2. Look for Honest Managers

This is easier said than done and something Buffett admits to in the letter; however, it is important to invest in managers that you believe hold their customers’ and shareholders’ well-being above their own. Reading Buffett’s letters, it is clear he is such a calibre person and someone I model my behaviour on, and hopefully, can identify in the managers of the companies I invest in.

Smaller is Better

For some time now, Buffett has admitted that the size of Berkshire Hathaway has been a major obstacle for the business as they have so much capital (money) they need to deploy that it is hard to find companies or investments big enough that still meet his criteria.

Size is a significant advantage that we, as individual investors, have because our investing universe is far broader than Berkshire’s. While we can invest in the high-quality businesses Buffett is buying, we can also buy much smaller, lesser-known companies that Buffett would love to own but can’t because Berkshire has grown too big.

Patience Is Everything

After you have done the hard work and research and decided to pull the trigger, don’t be afraid to sit back and do nothing with that investment for a long time.

Buffett makes this point very clearly in the letter when he states,

“The Dow Jones Industrial Average fell below 100 on that fateful day (the day of his first stock purchase) in 1942 when I ‘pulled the trigger.’ I was down $5 by the time school was out.
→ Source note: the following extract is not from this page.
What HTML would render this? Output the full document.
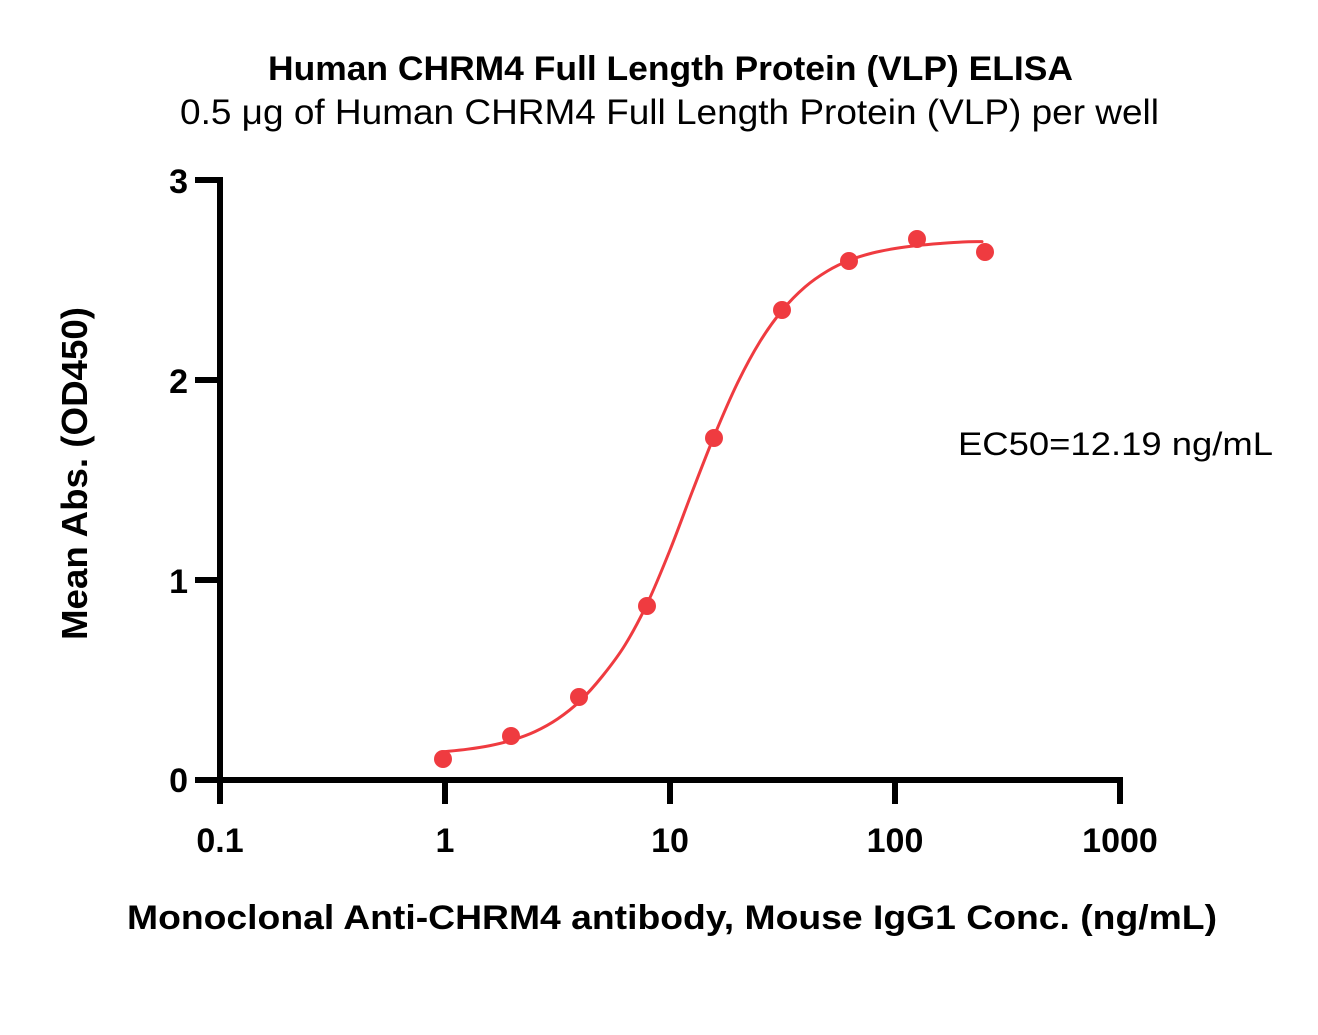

Soon, things turned, and now that index hovers around 38,000. America has been a terrific country for investors. All they have needed to do is sit quietly, listening to no one.

Warren Buffett

If you haven’t read Buffett’s annual letters, do yourself a favour and take the time to read them. There is perhaps no better place to learn about long-term investing. His letters can be downloaded from the company website for free.